The European Parliament will demand more oversight of the EU’s research and innovation programmes – currently being brought together in the new Horizon 2020 programme - by requiring key figures from the European Commission, and relevant agencies and committees to give regular progress reports in Parliament.
“It is necessary to follow Horizon 2020 throughout its seven year lifespan, not only during the mid-term evaluations,” Teresa Riera Madurell MEP (S&D) who is in charge of guiding the main Horizon 2020 proposal through Parliament, told Science|Business. At present there are no formal subpoena powers, and MEPs want to table an amendment to the Commission’s proposal for Horizon 2020 to boost democratic oversight by obliging officials to appear before the Parliament.

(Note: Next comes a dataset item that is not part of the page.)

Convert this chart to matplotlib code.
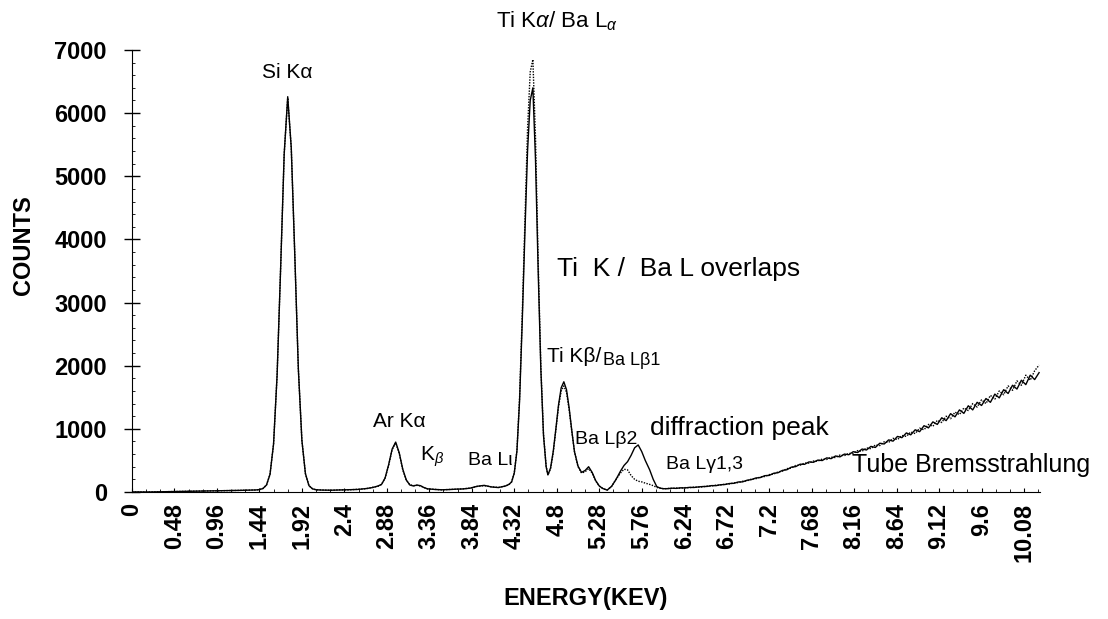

Madurell, who sits on the Research, Industry and Energy (ITRE) committee, explains how in the mid-term review of Framework Programme 7, and in the run up to its successor, Horizon 2020, she has heard many stakeholders in Parliament, but says “Now we want something more systematic.”
Phillippe Lamberts MEP (Greens) – one of two MEPs on the ITRE committee in charge of steering European Institute of Innovation and Technology (EIT)-related legislation through parliament as Horizon 2020 rapporteur - told Science|Business that Parliament will demand the Director of the EIT appears before Parliament once a year. This should be, “The example of a more structured oversight of the research and innovation policy of the EU. I think we should have those kinds of meetings with all major players of the programme.”
According to Lamberts, Parliament is considering setting up a sub-group of MEPs from the ITRE and the Education committee that “would take as its mission to hear – on a regular basis - the key stakeholders from the Commission but also from agencies who run the programmes.”
Lamberts, who is also a member of the Economic and Monetary Affairs committee, points out that R&D programmes are running behind on democratic oversight compared to other policy areas, “Every quarter, we discuss with the European Central Bank president, and we have very regular exchanges with the Economics Commissioner and the head of the European Investment Bank. And that’s natural - that is part of the normal dialogue that allows the committee to perform.”
Lamberts points out that the current situation – seven year plans with a one-time mid-term evaluation, which he calls a “rather superficial exercise” – stimulates last minute lobbying by stakeholders in the programmes to convince Parliament of their value, saying, “If they convince MEPs along the way that they have a good programme, it will a piece of cake for them to be prolonged.”
Relations between Parliament and Member States are going through a rough patch, with Member States trying to undermine Parliament’s new co-legislative powers on several occasions recently. The latest row is about a backroom deal in which European heads of state deleted three clauses from the proposed EU single patent law, leading a defiant Parliament to refuse to vote on the proposal.
In another major blow to the Member States, Parliament struck down the international Anti-Counterfeiting Trade Agreement (ACTA) on 4 July, saying the text was too vague, and the intended benefits of the agreement “are far outweighed by the potential threats to civil liberties. (…) the European Parliament cannot guarantee adequate protection for citizens' rights in the future under ACTA.”
The call for more say on Horizon 2020 comes at a time when the European Parliament – as the EU’s only directly-elected body - is gaining in influence, following the increased legislative powers and full control over the EU budget granted to the representatives by the Lisbon Treaty in 2009.